- WHAT YOU ARE ASKED TO DO -
Retype nothing but the lines from the start of the material up to and including the line with "import matplotlib.pyplot as plt". Pictures don't belong in the copy.

- PROVIDED MATERIAL -
━━━━━━━━━━━━━━━━━━━━

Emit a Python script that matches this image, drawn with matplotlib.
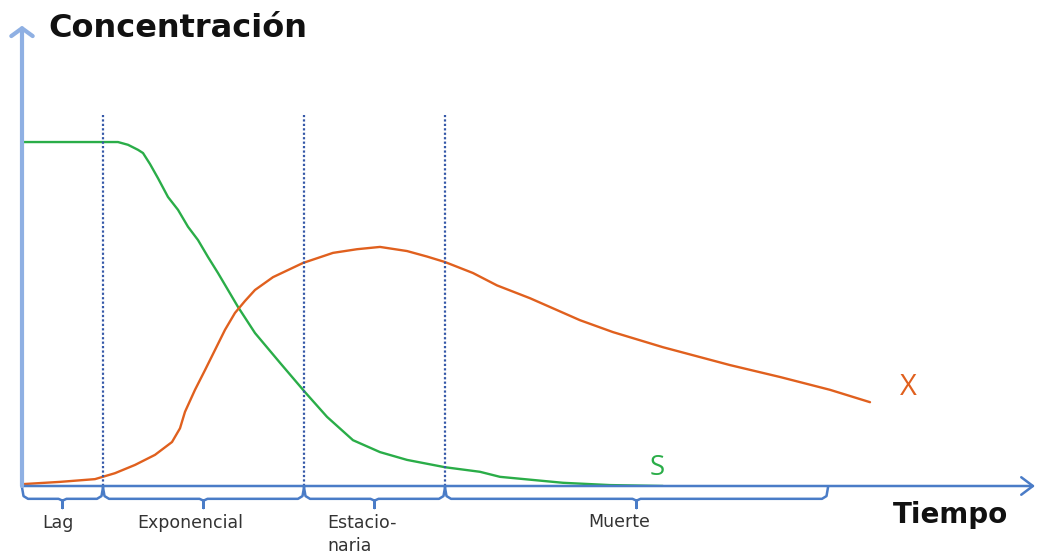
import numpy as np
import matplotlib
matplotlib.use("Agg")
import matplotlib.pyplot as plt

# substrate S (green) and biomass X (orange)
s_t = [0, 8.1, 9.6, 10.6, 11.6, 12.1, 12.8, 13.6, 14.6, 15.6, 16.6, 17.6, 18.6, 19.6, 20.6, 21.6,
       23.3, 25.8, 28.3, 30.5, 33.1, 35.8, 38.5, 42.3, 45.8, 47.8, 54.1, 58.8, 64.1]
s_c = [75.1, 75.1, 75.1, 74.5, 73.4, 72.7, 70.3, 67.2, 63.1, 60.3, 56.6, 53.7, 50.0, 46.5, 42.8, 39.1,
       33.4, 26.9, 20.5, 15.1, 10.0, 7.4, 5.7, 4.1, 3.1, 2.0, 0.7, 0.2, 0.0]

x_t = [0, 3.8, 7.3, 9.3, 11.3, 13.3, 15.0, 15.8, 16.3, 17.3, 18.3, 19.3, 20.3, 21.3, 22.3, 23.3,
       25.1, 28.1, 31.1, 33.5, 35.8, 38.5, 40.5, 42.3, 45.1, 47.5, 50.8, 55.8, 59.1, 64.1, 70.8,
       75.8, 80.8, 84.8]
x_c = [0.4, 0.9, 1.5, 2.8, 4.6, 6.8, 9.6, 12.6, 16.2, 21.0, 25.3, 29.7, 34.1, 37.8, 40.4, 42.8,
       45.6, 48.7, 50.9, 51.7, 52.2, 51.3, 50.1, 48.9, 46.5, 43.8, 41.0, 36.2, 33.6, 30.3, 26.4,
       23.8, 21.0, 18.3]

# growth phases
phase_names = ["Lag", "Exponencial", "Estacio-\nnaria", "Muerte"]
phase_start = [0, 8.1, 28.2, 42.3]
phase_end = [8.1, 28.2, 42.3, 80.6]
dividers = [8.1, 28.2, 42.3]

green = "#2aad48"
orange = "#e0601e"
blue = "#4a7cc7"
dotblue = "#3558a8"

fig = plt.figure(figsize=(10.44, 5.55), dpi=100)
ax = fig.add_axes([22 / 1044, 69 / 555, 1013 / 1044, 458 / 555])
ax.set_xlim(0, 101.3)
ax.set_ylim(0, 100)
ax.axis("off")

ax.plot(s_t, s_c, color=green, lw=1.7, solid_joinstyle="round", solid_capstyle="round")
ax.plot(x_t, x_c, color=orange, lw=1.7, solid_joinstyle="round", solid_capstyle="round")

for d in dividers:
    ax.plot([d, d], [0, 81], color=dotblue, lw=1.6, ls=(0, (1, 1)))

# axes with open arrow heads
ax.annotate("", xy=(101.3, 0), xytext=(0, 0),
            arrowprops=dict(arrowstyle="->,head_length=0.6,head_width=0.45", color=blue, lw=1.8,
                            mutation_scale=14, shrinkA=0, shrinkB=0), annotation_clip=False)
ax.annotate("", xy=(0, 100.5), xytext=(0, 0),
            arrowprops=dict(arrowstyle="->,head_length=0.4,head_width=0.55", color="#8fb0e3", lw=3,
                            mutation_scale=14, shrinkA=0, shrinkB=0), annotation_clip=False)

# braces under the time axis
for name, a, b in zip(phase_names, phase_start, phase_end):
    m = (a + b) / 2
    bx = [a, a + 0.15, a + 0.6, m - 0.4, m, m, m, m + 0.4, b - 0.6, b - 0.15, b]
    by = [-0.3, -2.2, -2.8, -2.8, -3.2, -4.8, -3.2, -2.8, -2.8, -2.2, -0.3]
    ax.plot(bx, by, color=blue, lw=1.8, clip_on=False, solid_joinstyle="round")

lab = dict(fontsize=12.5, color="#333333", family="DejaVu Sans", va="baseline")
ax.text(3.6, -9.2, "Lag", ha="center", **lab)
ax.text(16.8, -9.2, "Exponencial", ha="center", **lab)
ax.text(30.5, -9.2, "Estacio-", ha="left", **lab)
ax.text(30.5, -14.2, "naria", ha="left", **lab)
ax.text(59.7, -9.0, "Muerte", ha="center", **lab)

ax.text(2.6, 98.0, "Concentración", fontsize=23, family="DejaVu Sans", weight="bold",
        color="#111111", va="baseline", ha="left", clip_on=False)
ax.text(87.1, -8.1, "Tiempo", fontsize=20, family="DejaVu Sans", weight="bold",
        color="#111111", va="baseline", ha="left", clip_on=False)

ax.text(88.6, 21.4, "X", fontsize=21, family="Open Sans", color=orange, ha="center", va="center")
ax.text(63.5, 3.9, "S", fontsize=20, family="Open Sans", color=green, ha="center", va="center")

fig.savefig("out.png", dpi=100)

━━━━━━━━━━━━━━━━━━━━

- OUTPUT FOR THIS EXERCISE -
Emit a Python script that matches this image, drawn with matplotlib.
import numpy as np
import matplotlib
matplotlib.use("Agg")
import matplotlib.pyplot as plt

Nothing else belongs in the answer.